◆ **Data for this exercise**:
## Start
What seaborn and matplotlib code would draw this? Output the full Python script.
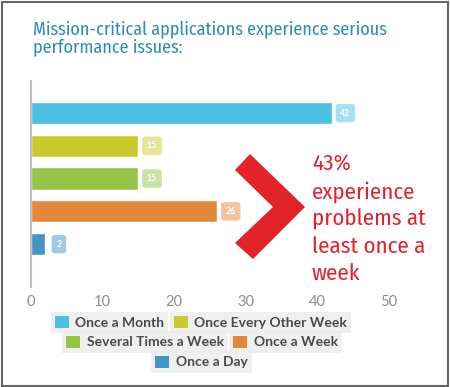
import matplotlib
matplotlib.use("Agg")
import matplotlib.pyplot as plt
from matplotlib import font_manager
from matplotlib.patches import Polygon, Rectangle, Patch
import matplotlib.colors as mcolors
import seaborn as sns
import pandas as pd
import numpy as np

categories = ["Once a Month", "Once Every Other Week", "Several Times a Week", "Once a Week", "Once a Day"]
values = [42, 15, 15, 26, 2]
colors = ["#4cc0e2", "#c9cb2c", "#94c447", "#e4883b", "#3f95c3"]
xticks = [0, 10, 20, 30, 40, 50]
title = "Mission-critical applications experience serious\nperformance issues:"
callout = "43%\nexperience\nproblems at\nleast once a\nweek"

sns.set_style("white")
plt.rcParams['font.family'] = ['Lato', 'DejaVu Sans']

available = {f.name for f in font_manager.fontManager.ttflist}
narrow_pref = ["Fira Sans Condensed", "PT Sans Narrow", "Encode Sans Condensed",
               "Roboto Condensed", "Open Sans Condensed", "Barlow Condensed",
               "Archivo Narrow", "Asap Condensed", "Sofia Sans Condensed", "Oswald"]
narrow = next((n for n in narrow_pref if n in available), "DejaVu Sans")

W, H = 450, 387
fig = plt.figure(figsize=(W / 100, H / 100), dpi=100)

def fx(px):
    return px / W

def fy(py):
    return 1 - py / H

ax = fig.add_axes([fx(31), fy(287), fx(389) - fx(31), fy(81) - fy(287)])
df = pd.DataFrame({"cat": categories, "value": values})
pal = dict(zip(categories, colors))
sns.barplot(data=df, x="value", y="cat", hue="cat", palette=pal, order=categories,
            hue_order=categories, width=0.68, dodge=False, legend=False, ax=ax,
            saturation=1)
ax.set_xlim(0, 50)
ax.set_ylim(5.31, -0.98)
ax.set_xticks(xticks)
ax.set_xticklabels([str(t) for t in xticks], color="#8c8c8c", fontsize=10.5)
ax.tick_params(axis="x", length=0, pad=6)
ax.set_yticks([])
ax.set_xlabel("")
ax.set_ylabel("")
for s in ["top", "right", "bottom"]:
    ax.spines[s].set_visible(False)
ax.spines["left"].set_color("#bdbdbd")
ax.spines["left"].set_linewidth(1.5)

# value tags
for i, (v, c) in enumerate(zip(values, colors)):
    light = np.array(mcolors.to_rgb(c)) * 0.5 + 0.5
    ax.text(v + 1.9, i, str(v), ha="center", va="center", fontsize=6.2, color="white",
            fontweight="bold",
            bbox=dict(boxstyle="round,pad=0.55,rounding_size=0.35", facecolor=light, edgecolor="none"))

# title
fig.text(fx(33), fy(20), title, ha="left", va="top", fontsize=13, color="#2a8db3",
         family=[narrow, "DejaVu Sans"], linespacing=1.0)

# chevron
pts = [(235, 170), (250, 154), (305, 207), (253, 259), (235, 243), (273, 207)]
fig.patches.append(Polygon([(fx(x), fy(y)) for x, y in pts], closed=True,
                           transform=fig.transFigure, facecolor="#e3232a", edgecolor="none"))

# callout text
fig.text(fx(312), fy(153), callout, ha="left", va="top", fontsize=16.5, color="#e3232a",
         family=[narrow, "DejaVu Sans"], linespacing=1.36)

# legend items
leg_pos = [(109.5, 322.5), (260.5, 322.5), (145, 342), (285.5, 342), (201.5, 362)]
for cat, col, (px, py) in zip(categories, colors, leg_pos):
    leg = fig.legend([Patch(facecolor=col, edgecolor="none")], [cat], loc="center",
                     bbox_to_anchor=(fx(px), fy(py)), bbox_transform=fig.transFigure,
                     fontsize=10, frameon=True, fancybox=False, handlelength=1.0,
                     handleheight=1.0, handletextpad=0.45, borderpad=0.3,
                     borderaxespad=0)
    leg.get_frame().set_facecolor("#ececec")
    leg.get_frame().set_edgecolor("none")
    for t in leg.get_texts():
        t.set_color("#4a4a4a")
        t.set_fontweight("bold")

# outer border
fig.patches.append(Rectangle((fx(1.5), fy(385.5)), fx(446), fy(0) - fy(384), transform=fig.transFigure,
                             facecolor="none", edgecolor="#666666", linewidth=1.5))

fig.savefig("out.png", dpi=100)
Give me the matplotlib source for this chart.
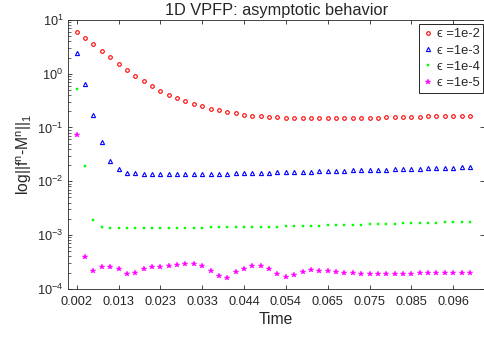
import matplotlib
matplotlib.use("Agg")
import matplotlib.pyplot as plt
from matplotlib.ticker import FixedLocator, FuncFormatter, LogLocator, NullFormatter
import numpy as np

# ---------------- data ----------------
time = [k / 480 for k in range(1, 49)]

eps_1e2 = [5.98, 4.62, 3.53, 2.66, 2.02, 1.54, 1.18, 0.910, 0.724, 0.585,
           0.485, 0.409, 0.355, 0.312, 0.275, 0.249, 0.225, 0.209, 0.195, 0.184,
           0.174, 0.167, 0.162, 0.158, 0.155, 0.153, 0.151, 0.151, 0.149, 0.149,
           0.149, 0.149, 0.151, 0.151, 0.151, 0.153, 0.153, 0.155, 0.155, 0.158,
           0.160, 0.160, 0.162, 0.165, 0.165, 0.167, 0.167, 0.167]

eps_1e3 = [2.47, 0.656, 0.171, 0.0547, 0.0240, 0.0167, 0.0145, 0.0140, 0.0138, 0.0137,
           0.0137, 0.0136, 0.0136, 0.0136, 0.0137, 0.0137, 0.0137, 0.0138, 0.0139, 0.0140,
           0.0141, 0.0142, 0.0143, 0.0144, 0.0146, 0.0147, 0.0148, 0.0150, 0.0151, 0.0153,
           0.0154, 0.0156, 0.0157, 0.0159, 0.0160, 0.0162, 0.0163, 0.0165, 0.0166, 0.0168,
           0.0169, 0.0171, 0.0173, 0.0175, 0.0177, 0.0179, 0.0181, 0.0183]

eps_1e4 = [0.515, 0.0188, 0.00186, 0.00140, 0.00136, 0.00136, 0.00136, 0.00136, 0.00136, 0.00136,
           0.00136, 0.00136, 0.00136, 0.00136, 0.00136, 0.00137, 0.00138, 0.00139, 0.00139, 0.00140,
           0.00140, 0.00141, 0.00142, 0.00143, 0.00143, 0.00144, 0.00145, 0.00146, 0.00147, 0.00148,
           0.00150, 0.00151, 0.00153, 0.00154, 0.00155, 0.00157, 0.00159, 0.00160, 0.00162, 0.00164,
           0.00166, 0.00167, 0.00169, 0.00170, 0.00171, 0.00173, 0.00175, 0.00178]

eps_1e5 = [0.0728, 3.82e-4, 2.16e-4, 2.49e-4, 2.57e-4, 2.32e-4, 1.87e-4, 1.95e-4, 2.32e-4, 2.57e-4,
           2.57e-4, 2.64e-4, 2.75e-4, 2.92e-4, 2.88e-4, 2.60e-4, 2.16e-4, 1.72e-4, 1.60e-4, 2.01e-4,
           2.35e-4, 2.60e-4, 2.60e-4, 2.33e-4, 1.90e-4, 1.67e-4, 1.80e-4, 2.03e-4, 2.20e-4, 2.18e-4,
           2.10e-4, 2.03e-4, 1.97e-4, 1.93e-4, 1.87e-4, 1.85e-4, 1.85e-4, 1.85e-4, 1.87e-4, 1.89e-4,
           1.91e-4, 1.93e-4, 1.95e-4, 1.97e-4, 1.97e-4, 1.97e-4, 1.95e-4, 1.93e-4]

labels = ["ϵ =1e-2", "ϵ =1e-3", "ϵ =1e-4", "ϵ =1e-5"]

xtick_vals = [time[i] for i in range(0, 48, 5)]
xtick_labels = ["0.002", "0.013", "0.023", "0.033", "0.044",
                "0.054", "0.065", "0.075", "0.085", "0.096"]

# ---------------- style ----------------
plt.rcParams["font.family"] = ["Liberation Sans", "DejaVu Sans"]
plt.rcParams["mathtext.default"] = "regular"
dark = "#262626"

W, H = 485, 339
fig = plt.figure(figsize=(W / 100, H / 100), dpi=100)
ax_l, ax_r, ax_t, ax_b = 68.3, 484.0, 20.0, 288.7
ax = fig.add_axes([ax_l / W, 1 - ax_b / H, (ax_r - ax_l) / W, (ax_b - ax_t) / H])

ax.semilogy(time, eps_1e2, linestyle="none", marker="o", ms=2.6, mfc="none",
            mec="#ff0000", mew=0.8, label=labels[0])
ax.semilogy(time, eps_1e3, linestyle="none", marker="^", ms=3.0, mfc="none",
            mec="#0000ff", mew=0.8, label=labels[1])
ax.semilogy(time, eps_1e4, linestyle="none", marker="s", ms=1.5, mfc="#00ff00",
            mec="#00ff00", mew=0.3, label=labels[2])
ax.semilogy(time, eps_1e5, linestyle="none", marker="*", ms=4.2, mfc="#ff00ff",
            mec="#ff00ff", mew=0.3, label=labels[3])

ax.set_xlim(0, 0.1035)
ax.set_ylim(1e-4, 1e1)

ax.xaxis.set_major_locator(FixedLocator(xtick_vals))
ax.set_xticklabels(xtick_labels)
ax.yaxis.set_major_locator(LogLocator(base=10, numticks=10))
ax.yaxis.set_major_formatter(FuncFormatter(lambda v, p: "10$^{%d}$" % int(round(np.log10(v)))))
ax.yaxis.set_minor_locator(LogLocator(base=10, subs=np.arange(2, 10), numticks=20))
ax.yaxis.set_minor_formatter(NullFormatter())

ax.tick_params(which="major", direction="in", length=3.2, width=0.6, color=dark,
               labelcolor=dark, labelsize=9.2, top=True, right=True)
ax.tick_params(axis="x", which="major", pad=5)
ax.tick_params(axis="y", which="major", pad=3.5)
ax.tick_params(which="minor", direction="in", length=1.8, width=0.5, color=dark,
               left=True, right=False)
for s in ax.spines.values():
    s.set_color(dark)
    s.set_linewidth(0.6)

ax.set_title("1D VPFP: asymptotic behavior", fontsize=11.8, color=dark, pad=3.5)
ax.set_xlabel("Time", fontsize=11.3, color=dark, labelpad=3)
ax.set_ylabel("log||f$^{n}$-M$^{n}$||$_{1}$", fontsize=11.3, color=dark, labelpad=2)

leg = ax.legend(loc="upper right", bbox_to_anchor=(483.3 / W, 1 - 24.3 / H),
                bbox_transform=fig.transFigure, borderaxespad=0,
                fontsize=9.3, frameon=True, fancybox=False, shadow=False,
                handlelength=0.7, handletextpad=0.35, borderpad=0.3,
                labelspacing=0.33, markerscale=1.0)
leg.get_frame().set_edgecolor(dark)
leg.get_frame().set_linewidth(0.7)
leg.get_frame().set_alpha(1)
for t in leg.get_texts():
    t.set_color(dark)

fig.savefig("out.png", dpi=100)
## End
## Start
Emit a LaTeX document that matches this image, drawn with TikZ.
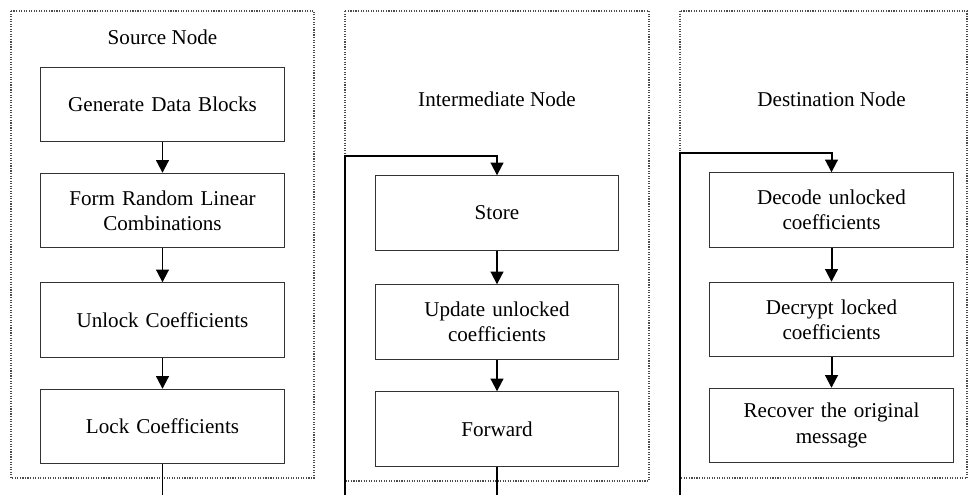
## End
## Start
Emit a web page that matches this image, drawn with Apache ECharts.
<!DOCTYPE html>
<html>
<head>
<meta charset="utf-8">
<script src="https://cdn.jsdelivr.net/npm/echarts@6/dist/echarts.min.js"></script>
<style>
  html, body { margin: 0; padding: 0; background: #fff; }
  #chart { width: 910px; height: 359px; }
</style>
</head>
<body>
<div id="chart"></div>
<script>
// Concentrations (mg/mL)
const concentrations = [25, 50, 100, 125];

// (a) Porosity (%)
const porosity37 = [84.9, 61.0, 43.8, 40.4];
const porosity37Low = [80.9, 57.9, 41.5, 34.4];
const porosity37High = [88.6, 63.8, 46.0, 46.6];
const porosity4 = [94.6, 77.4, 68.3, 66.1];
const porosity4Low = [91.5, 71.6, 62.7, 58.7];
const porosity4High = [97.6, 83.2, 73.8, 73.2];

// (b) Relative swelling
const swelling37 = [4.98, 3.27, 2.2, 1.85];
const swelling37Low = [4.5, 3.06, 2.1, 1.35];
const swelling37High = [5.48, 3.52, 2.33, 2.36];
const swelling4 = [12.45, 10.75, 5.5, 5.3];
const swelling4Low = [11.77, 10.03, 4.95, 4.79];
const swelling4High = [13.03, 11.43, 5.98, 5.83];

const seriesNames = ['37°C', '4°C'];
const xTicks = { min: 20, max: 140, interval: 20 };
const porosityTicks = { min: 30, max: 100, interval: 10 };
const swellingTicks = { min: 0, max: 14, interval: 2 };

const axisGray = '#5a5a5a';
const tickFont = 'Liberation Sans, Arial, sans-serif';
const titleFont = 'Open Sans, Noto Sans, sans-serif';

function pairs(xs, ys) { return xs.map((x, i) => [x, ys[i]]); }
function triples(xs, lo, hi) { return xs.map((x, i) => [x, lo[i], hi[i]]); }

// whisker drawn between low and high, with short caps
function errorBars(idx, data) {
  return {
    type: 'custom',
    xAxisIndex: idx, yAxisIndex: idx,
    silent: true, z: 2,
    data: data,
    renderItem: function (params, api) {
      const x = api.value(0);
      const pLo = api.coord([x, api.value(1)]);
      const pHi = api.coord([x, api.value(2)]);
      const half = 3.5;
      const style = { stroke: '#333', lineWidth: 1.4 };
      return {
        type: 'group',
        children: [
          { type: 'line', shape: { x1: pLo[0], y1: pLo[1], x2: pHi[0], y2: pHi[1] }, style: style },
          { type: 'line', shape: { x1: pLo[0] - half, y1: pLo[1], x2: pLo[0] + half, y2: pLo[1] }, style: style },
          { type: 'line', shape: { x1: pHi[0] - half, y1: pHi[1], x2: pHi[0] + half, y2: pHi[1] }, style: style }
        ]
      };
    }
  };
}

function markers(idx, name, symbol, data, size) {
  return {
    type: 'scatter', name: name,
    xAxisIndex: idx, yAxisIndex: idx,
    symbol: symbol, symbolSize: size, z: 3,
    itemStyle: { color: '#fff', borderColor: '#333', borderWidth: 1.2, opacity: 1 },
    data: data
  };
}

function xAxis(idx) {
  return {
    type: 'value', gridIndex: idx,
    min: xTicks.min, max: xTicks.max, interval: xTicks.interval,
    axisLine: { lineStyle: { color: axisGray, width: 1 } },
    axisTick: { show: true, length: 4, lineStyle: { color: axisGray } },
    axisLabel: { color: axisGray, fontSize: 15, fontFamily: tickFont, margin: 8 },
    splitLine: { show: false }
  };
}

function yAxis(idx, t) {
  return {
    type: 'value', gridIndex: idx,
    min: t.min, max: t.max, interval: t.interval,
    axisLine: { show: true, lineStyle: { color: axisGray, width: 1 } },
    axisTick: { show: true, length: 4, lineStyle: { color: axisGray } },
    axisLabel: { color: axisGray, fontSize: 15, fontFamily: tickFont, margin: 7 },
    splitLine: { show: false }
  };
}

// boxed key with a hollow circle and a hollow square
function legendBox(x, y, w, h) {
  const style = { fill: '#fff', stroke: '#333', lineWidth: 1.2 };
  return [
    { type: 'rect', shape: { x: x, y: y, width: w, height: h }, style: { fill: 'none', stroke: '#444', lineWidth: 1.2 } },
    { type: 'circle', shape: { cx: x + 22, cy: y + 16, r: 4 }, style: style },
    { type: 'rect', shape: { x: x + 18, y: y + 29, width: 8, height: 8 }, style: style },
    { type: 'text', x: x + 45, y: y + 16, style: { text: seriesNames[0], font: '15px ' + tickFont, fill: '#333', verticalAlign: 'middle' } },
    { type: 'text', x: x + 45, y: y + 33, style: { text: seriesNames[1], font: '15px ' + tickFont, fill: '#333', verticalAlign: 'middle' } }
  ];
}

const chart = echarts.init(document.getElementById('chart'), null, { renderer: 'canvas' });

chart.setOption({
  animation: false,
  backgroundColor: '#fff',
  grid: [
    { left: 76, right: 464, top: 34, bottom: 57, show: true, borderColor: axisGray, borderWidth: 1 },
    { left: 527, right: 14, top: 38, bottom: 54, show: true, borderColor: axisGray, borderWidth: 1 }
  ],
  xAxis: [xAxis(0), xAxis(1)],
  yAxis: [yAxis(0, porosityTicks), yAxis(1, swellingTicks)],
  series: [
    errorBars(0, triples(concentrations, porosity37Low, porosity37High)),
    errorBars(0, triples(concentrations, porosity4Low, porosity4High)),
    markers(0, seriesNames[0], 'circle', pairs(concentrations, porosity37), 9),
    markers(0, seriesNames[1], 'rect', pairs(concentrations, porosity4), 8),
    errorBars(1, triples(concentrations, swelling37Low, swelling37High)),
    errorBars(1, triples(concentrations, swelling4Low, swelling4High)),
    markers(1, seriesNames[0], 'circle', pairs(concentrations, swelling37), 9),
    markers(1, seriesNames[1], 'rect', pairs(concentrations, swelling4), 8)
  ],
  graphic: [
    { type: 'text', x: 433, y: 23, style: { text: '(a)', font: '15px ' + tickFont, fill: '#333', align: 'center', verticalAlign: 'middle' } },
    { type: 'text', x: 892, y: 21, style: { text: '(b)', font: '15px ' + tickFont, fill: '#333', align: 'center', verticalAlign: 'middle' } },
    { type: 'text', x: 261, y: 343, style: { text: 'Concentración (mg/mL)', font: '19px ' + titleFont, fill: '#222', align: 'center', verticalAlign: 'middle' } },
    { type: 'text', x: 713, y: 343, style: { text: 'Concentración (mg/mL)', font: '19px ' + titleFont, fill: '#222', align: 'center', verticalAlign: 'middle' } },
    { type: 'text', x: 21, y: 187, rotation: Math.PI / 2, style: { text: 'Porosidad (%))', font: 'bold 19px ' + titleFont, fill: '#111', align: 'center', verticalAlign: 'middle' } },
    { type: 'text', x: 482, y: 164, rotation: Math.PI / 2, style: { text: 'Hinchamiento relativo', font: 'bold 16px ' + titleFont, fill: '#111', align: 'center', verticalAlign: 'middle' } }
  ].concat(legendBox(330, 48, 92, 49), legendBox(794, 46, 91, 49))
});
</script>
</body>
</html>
## End
◆ **Written instruction**: Repeat exactly the lines above, from the line that contains "What seaborn and" down through the line that contains "return 1 - py / H". Include both of those lines and none of the pictures.

◆ **Response to the exercise**:
What seaborn and matplotlib code would draw this? Output the full Python script.
import matplotlib
matplotlib.use("Agg")
import matplotlib.pyplot as plt
from matplotlib import font_manager
from matplotlib.patches import Polygon, Rectangle, Patch
import matplotlib.colors as mcolors
import seaborn as sns
import pandas as pd
import numpy as np

categories = ["Once a Month", "Once Every Other Week", "Several Times a Week", "Once a Week", "Once a Day"]
values = [42, 15, 15, 26, 2]
colors = ["#4cc0e2", "#c9cb2c", "#94c447", "#e4883b", "#3f95c3"]
xticks = [0, 10, 20, 30, 40, 50]
title = "Mission-critical applications experience serious\nperformance issues:"
callout = "43%\nexperience\nproblems at\nleast once a\nweek"

sns.set_style("white")
plt.rcParams['font.family'] = ['Lato', 'DejaVu Sans']

available = {f.name for f in font_manager.fontManager.ttflist}
narrow_pref = ["Fira Sans Condensed", "PT Sans Narrow", "Encode Sans Condensed",
               "Roboto Condensed", "Open Sans Condensed", "Barlow Condensed",
               "Archivo Narrow", "Asap Condensed", "Sofia Sans Condensed", "Oswald"]
narrow = next((n for n in narrow_pref if n in available), "DejaVu Sans")

W, H = 450, 387
fig = plt.figure(figsize=(W / 100, H / 100), dpi=100)

def fx(px):
    return px / W

def fy(py):
    return 1 - py / H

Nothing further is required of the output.